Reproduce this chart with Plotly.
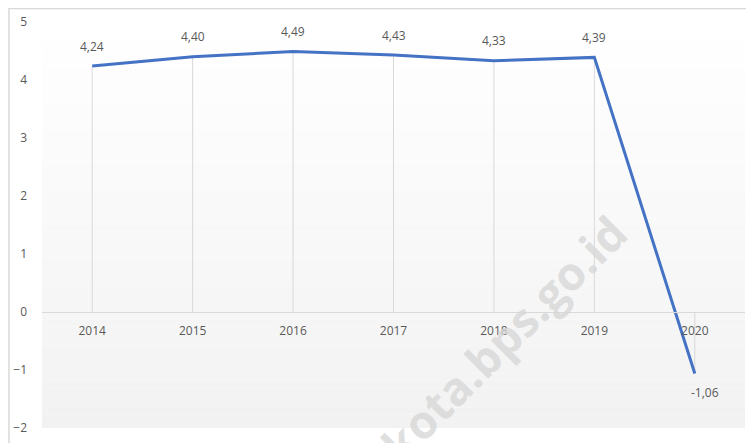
import plotly.graph_objects as go

years = ["2014", "2015", "2016", "2017", "2018", "2019", "2020"]
growth = [4.24, 4.40, 4.49, 4.43, 4.33, 4.39, -1.06]
y_ticks = [-2, -1, 0, 1, 2, 3, 4, 5]

LINE_COLOR = "#4472C4"
TEXT_COLOR = "#595959"
GRID_COLOR = "#d9d9d9"
FONT = "Open Sans"

fig = go.Figure()

# drop lines from each point to the category axis
for yr, v in zip(years, growth):
    fig.add_trace(go.Scatter(x=[yr, yr], y=[0, v], mode="lines",
                             line=dict(color=GRID_COLOR, width=1),
                             hoverinfo="skip", showlegend=False))

fig.add_trace(go.Scatter(x=years, y=growth, mode="lines",
                         line=dict(color=LINE_COLOR, width=3),
                         showlegend=False))

# data labels (category index positions)
for i, v in enumerate(growth):
    txt = f"{v:.2f}".replace(".", ",")
    neg = v < 0
    fig.add_annotation(x=i, y=v, text=txt, showarrow=False,
                       xshift=10 if neg else 0, yshift=-19 if neg else 20,
                       font=dict(family=FONT, size=12, color=TEXT_COLOR))

# gradient plot background
n = 60
shapes = []
for i in range(n):
    t = i / (n - 1)
    c = int(round(242 + (255 - 242) * t))
    shapes.append(dict(type="rect", xref="paper", yref="paper",
                       x0=0, x1=1, y0=i / n, y1=(i + 1) / n,
                       fillcolor=f"rgb({c},{c},{c})", line=dict(width=0),
                       layer="below"))
# outer chart border
shapes.append(dict(type="rect", xref="paper", yref="paper",
                   x0=-0.0470, x1=1.05, y0=-0.08, y1=1.0330,
                   line=dict(color="#d9d9d9", width=1.5),
                   fillcolor="rgba(0,0,0,0)", layer="below"))

# watermark
fig.add_annotation(xref="paper", yref="paper", x=0.656, y=0.222,
                   xanchor="center", yanchor="middle",
                   text="<b>kota.bps.go.id</b>", showarrow=False,
                   textangle=-45,
                   font=dict(family=FONT, size=46, color="rgba(215,215,215,0.8)"))

fig.update_layout(
    width=754, height=443,
    margin=dict(l=34, r=17, t=14, b=23, autoexpand=False),
    paper_bgcolor="white",
    plot_bgcolor="rgba(0,0,0,0)",
    shapes=shapes,
    font=dict(family=FONT, size=12, color=TEXT_COLOR),
    xaxis=dict(type="category", categoryarray=years, categoryorder="array",
               range=[-0.5, len(years) - 0.5],
               anchor="free", position=2 / 7, automargin=False,
               showgrid=False, showline=True, linecolor=GRID_COLOR,
               linewidth=1, ticks="", zeroline=False,
               tickfont=dict(family=FONT, size=12, color=TEXT_COLOR),
               ticklabelstandoff=8, fixedrange=True),
    yaxis=dict(range=[-2, 5], tickvals=y_ticks, showgrid=False,
               zeroline=False, showline=False, ticks="", automargin=False,
               tickfont=dict(family=FONT, size=12, color=TEXT_COLOR),
               ticklabelstandoff=14, fixedrange=True),
)

fig.write_html("out.html")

★ ★ ★

INSTRUCTIONS FOR THE TASK -
Find and count the lines of the data that include the string "chart", and report that figure by itself.

RESPONSE TO THE TASK -
2